Typical local heat sources are electrical power supplies, which in UKIRT’s case release about 1,200 W below the mirror cell. As a result a rising plume is sometimes observed in the central hole. Local heat sources are normally diluted into insignificance (except from the point of view of the overall dome air thermal budget) by brisk ventilation; electronics cabinets are equipped with effective exhaust fans to promote immediate dilution of the warm exhaust air.

The largest local heat source is the topend itself, which is heated during the day, mainly by radiation from the inside of the upper dome which can reach 30°C. The excess temperature of the steelwork over the ambient air early in the night can reach 12°C; circulating air thought the upper dome using fans on the South Col was found to reduce this by a third. Experiments are proceeding with the goal of doubling this effect.

Conversely, in light winds the topend hub can cool by radiation to space until it is several degrees colder than its surroundings. Schlieren images have in the past shown of a plume of colder air descending from the old (pre-upgrade) top-end hub.

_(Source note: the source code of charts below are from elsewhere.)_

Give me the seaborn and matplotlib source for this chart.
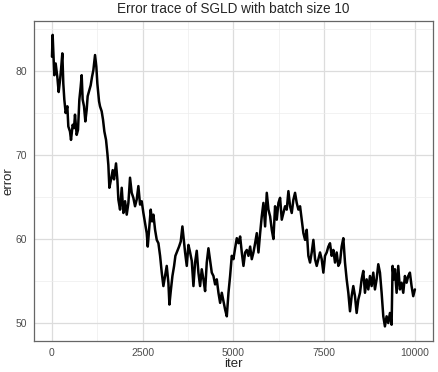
import pandas as pd
import matplotlib.pyplot as plt
import seaborn as sns
from matplotlib.ticker import MultipleLocator

# ── Trace values ────────────────────────────────────────
iters = [0, 18, 64, 101, 147, 184, 221, 248, 285, 312, 340, 377, 423, 450, 496, 524,
         570, 607, 634, 680, 717, 754, 790, 818, 845, 882, 919, 956, 983, 1029, 1066,
         1103, 1140, 1186, 1222, 1250, 1296, 1323, 1369, 1406, 1443, 1489, 1526, 1553,
         1581, 1627, 1673, 1709, 1764, 1801, 1829, 1875, 1921, 1967, 2013, 2059, 2105,
         2150, 2196, 2242, 2288, 2334, 2380, 2426, 2472, 2518, 2564, 2610, 2638, 2674,
         2720, 2757, 2794, 2840, 2886, 2932, 2978, 3024, 3069, 3115, 3161, 3207, 3235,
         3272, 3318, 3364, 3400, 3455, 3501, 3547, 3593, 3621, 3667, 3713, 3759, 3805,
         3851, 3897, 3942, 3988, 4034, 4080, 4126, 4172, 4218, 4264, 4310, 4356, 4402,
         4448, 4494, 4540, 4586, 4632, 4678, 4724, 4770, 4816, 4862, 4907, 4953, 4999,
         5045, 5091, 5138, 5183, 5229, 5275, 5321, 5367, 5413, 5459, 5504, 5550, 5596,
         5642, 5688, 5734, 5779, 5825, 5871, 5917, 5963, 6009, 6055, 6100, 6146, 6192,
         6238, 6284, 6330, 6375, 6421, 6467, 6513, 6559, 6605, 6651, 6696, 6742, 6788,
         6834, 6880, 6926, 6972, 7017, 7063, 7109, 7155, 7201, 7247, 7293, 7338, 7384,
         7430, 7476, 7522, 7568, 7614, 7659, 7705, 7751, 7797, 7843, 7889, 7934, 7980,
         8026, 8072, 8118, 8164, 8210, 8255, 8301, 8347, 8393, 8439, 8485, 8530, 8576,
         8622, 8668, 8714, 8760, 8806, 8851, 8897, 8943, 8989, 9035, 9081, 9127, 9172,
         9218, 9264, 9310, 9356, 9383, 9420, 9448, 9494, 9539, 9585, 9631, 9677, 9723,
         9769, 9815, 9860, 9906, 9952, 9998]
errors = [81.7, 84.3, 79.5, 80.9, 79.3, 77.5, 78.9, 80.1, 82.1, 78.5, 76.6, 75.0, 75.8,
          73.4, 72.8, 71.8, 73.6, 73.2, 74.8, 72.4, 73.0, 76.6, 78.1, 79.5, 76.6, 75.8,
          74.0, 75.4, 77.0, 77.7, 78.3, 79.3, 80.1, 81.9, 80.5, 78.5, 76.4, 75.8, 75.2,
          74.2, 72.8, 71.8, 70.2, 68.8, 66.1, 67.1, 68.2, 67.1, 69.0, 67.1, 64.7, 63.5,
          66.1, 63.1, 64.5, 62.9, 64.3, 67.3, 65.5, 64.9, 63.9, 64.7, 66.3, 64.1, 64.5,
          63.1, 61.9, 60.7, 59.1, 61.1, 63.5, 62.1, 62.9, 61.1, 59.9, 59.5, 58.0, 56.0,
          54.4, 55.6, 56.8, 54.8, 52.2, 53.8, 55.6, 56.8, 58.0, 58.6, 59.1, 59.7, 61.5,
          60.3, 58.4, 56.8, 59.3, 58.4, 57.4, 54.4, 57.2, 58.6, 56.0, 54.4, 56.4, 55.2,
          53.8, 57.2, 58.9, 57.4, 56.0, 55.6, 54.6, 55.2, 53.6, 52.4, 53.6, 52.6, 51.6,
          50.8, 53.6, 55.6, 58.0, 57.6, 58.9, 60.1, 59.5, 60.3, 58.4, 56.8, 58.4, 58.7,
          58.0, 59.1, 57.6, 58.4, 59.5, 60.7, 58.4, 60.7, 62.7, 64.3, 61.5, 65.5, 63.5,
          62.7, 61.1, 60.0, 63.9, 62.3, 64.3, 64.9, 62.3, 63.1, 63.9, 63.5, 65.7, 63.9,
          63.1, 64.7, 65.5, 64.3, 63.5, 63.9, 62.3, 60.7, 59.9, 61.1, 58.0, 57.2, 58.4,
          59.9, 57.6, 56.8, 57.6, 58.4, 57.6, 56.0, 58.0, 58.4, 59.1, 59.5, 58.0, 58.7,
          57.2, 58.4, 56.8, 57.2, 59.1, 60.1, 57.2, 55.2, 53.6, 51.4, 53.2, 54.4, 53.2,
          51.2, 52.8, 53.6, 55.2, 56.2, 53.6, 55.2, 54.0, 55.6, 54.4, 56.0, 54.0, 55.2,
          57.0, 56.0, 53.6, 50.8, 49.6, 50.8, 50.0, 51.2, 49.8, 56.8, 55.2, 56.4, 53.6,
          56.8, 54.0, 54.8, 53.6, 55.6, 54.8, 55.6, 56.0, 54.4, 53.2, 54.0]

df = pd.DataFrame({'iter': iters, 'error': errors})

# ── Theme (ggplot theme_bw look) ────────────────────────
sns.set_theme(style='whitegrid')
plt.rcParams['font.family'] = ['Liberation Sans', 'DejaVu Sans']

fig = plt.figure(figsize=(4.39, 3.72), dpi=100)
ax = fig.add_axes([0.0774, 0.0833, 0.9089, 0.8602])

sns.lineplot(data=df, x='iter', y='error', color='black', linewidth=1.8,
             estimator=None, ax=ax)

ax.set_xlim(-496, 10496)
ax.set_ylim(47.86, 85.95)
ax.set_xticks([0, 2500, 5000, 7500, 10000])
ax.set_xticklabels(['0', '2500', '5000', '7500', '10000'])
ax.set_yticks([50, 60, 70, 80])
ax.xaxis.set_minor_locator(MultipleLocator(1250))
ax.yaxis.set_minor_locator(MultipleLocator(5))

ax.grid(which='major', color='#dcdcdc', linewidth=0.9)
ax.grid(which='minor', color='#ededed', linewidth=0.5)
for s in ax.spines.values():
    s.set_color('#666666')
    s.set_linewidth(0.9)

ax.tick_params(axis='both', which='major', length=3, width=0.7, color='#666666',
               labelsize=7.5, labelcolor='#4d4d4d', pad=2)
ax.tick_params(which='minor', length=0)
ax.set_xlabel('iter', fontsize=9.5, labelpad=0)
ax.set_ylabel('error', fontsize=9.5, labelpad=1)
ax.set_title('Error trace of SGLD with batch size 10', fontsize=9.8, pad=6)

plt.savefig('out.png', dpi=100)
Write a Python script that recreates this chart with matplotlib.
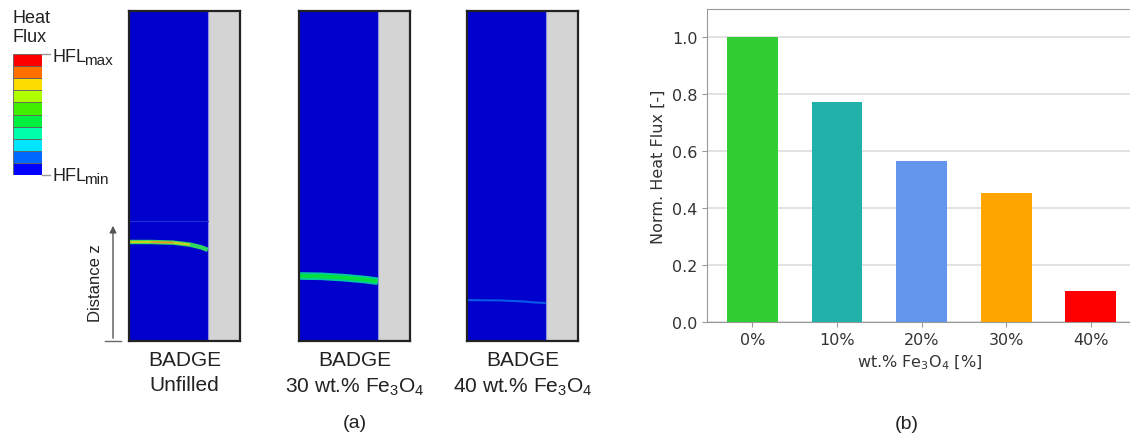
import matplotlib
matplotlib.use("Agg")
import matplotlib.pyplot as plt

# (b) bar chart data
loadings = ["0%", "10%", "20%", "30%", "40%"]
norm_flux = [1.0, 0.772, 0.565, 0.452, 0.108]
bar_colors = ["limegreen", "lightseagreen", "cornflowerblue", "orange", "red"]

# (a) heat flux legend colours, min -> max
legend_colors = ["#0000ff", "#0068ff", "#00e4ff", "#00ffaa", "#00f040",
                 "#40f000", "#b0ff00", "#ffdc00", "#ff7000", "#ff0000"]

# (a) simulated front positions (fraction of panel width, fraction of height)
blue_frac = 0.71
front_x = [
    [0.0, 0.2, 0.4, 0.55, 0.65, 0.71],
    [0.0, 0.2, 0.4, 0.6, 0.71],
    [0.0, 0.3, 0.5, 0.6, 0.71],
]
front_z = [
    [0.300, 0.300, 0.298, 0.292, 0.284, 0.276],
    [0.197, 0.196, 0.192, 0.186, 0.181],
    [0.124, 0.123, 0.120, 0.117, 0.115],
]
panel_titles = ["BADGE\nUnfilled",
                "BADGE\n30 wt.% Fe$_\\mathregular{3}$O$_\\mathregular{4}$",
                "BADGE\n40 wt.% Fe$_\\mathregular{3}$O$_\\mathregular{4}$"]
panel_left = [129, 299, 467]

W, H = 1130, 439
fig = plt.figure(figsize=(W / 100, H / 100), dpi=100)
arial = "Liberation Sans"

def fx(px):
    return px / W

def fy(py):
    return 1 - py / H

# ---- panel (a) ----
for i, left in enumerate(panel_left):
    ax = fig.add_axes([fx(left), fy(342), 111 / W, 330 / H])
    ax.set_facecolor("#d4d4d4")
    ax.axvspan(0, blue_frac, color="#0000cc", lw=0)
    ax.axvline(blue_frac, color="#9090e0", lw=0.8)
    if i == 0:
        ax.plot([0, blue_frac], [0.364, 0.364], color="#2030d8", lw=0.8)
        ax.plot(front_x[i], front_z[i], color="#30d860", lw=3.2, solid_capstyle="butt")
        ax.plot(front_x[i][:4], front_z[i][:4], color="#c8d020", lw=1.6, solid_capstyle="butt")
        ax.plot(front_x[i][1:3], front_z[i][1:3], color="#e09030", lw=1.0, solid_capstyle="butt")
    elif i == 1:
        ax.plot(front_x[i], front_z[i], color="#00c8a0", lw=5.5, solid_capstyle="butt")
        ax.plot(front_x[i], front_z[i], color="#00e040", lw=2.8, solid_capstyle="butt")
    else:
        ax.plot(front_x[i], front_z[i], color="#0a5ae8", lw=1.5, solid_capstyle="butt")
    ax.set_xlim(0, 1)
    ax.set_ylim(0, 1)
    ax.set_xticks([])
    ax.set_yticks([])
    for s in ax.spines.values():
        s.set_color("#222222")
        s.set_linewidth(1.6)
    fig.text(fx(left + 55.5), fy(351), panel_titles[i], ha="center", va="top",
             fontsize=15, family=arial, color="#222222", linespacing=1.4)

# heat flux legend
cax = fig.add_axes([fx(13), fy(176), 29 / W, 121 / H])
for k, c in enumerate(legend_colors):
    cax.bar(0, 1, bottom=k, width=1, color=c, edgecolor="#606060", lw=0.6)
cax.set_xlim(-0.5, 0.5)
cax.set_ylim(0, len(legend_colors))
cax.axis("off")
fig.add_artist(plt.Line2D([fx(42), fx(50)], [fy(55), fy(55)], color="#999999", lw=1))
fig.add_artist(plt.Line2D([fx(42), fx(50)], [fy(176), fy(176)], color="#999999", lw=1))
fig.text(fx(12), fy(10), "Heat\nFlux", ha="left", va="top", fontsize=13,
         family=arial, color="#222222", linespacing=1.15)
for label, ypx in [("max", 58), ("min", 177)]:
    fig.text(fx(52), fy(ypx), "HFL", ha="left", va="center",
             fontsize=13, family=arial, color="#222222")
    fig.text(fx(84), fy(ypx + 3), label, ha="left", va="center",
             fontsize=11, family=arial, color="#222222")

# distance arrow
fig.add_artist(plt.Line2D([fx(105), fx(121)], [fy(342), fy(342)], color="#666666", lw=1))
fig.add_artist(matplotlib.patches.FancyArrowPatch(
    (fx(113), fy(342)), (fx(113), fy(224)), transform=fig.transFigure,
    arrowstyle="-|>,head_length=4,head_width=2", color="#555555", lw=1))
fig.text(fx(96), fy(283), "Distance z", rotation=90, ha="center", va="center",
         fontsize=12, family=arial, color="#222222")
fig.text(fx(355), fy(424), "(a)", ha="center", va="center", fontsize=14,
         family=arial, color="#222222")

# ---- panel (b) ----
bx = fig.add_axes([fx(707), fy(323), (W - 707) / W + 0.002, 313 / H])
pos = list(range(len(loadings)))
bx.bar(pos, norm_flux, width=0.6, color=bar_colors, zorder=3)
bx.set_xlim(-0.535, 4.49)
bx.set_ylim(0, 1.1)
bx.set_yticks([0.0, 0.2, 0.4, 0.6, 0.8, 1.0])
bx.set_xticks(pos)
bx.set_xticklabels(loadings)
bx.grid(axis="y", color="#dddddd", lw=1.2, zorder=0)
for s in bx.spines.values():
    s.set_color("#999999")
bx.spines["right"].set_visible(False)
bx.tick_params(colors="#999999", labelcolor="#333333", labelsize=11.5)
bx.set_ylabel("Norm. Heat Flux [-]", fontsize=11.5, color="#333333")
bx.set_xlabel("wt.% Fe$_3$O$_4$ [%]", fontsize=11.5, color="#333333")
fig.text(fx(907), fy(425), "(b)", ha="center", va="center", fontsize=14,
         family=arial, color="#222222")

fig.savefig("out.png", dpi=100)
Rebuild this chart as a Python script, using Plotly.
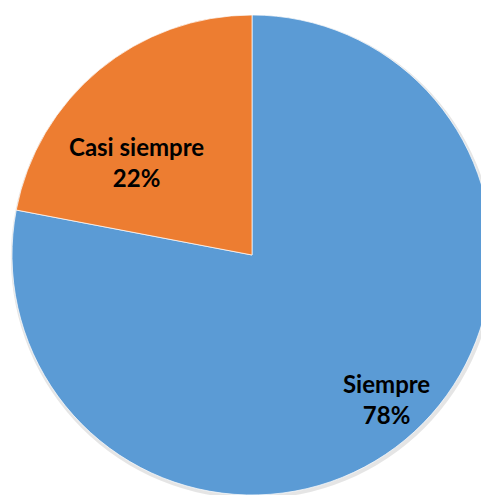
import plotly.graph_objects as go

labels = ["Siempre", "Casi siempre"]
values = [78, 22]
colors = ["#5B9BD5", "#ED7D31"]

W, H = 489, 495
OFF = 8  # page body margin in the browser

# pie centre and radius as seen in the window
cx, cy, r = 252 - OFF, 255 - OFF, 240

def dom(cx, cy, r):
    return dict(x=[(cx - r) / W, (cx + r) / W],
                y=[1 - (cy + r) / H, 1 - (cy - r) / H])

fig = go.Figure()

# faint drop shadow behind the pie
fig.add_trace(go.Pie(
    values=[sum(values)],
    marker=dict(colors=["rgba(0,0,0,0.10)"], line=dict(width=0)),
    textinfo="none", hoverinfo="skip", showlegend=False, sort=False,
    domain=dom(cx + 1, cy + 2, r + 2),
))

fig.add_trace(go.Pie(
    labels=labels,
    values=values,
    sort=False,
    direction="clockwise",
    rotation=0,
    marker=dict(colors=colors, line=dict(color="rgba(255,255,255,0.7)", width=1)),
    textinfo="none",
    hoverinfo="label+percent",
    showlegend=False,
    domain=dom(cx, cy, r),
))

# data labels placed like the original chart
label_pos = {"Siempre": (386 - OFF, 399 - OFF), "Casi siempre": (136 - OFF, 162 - OFF)}
for lab, val in zip(labels, values):
    px, py = label_pos[lab]
    fig.add_annotation(
        text=f"<b>{lab}<br>{val}%</b>",
        x=px / W, y=1 - py / H,
        xref="paper", yref="paper",
        xanchor="center", yanchor="middle",
        showarrow=False,
        font=dict(family="Lato", size=24, color="black"),
        align="center",
    )

fig.update_layout(
    width=W, height=H,
    margin=dict(l=0, r=0, t=0, b=0),
    paper_bgcolor="white",
    plot_bgcolor="white",
)

fig.write_html("out.html")
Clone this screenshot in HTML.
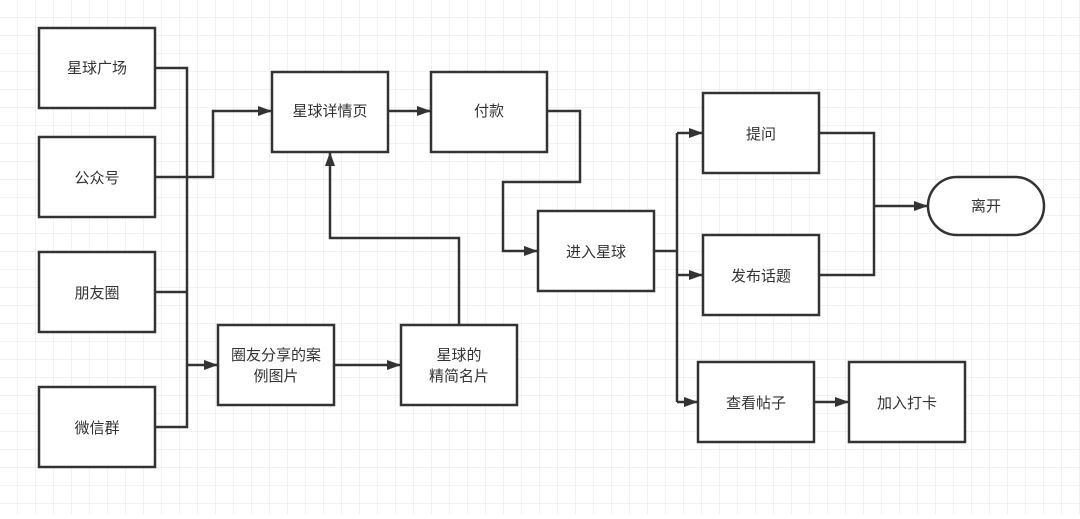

The effect has been minimized in the new topend, which is painted with Lo-Mit proprietary low-emissivity paint.

Many telescope domes are painted white, which rejects sunlight and emits in the infrared, thus reducing day-time heating. At night, however, the white paint supercools efficiently and these telescopes must contend with negative plumes of cold air falling from the sides of their dome shutters into the dome. Such plumes have never been observed at UKIRT, probably because the dome is of unpainted aluminium, with properties rather similar to Lo-Mit, and supercooling is therefore much less dramatic than for a white-painted (high-emissivity) dome.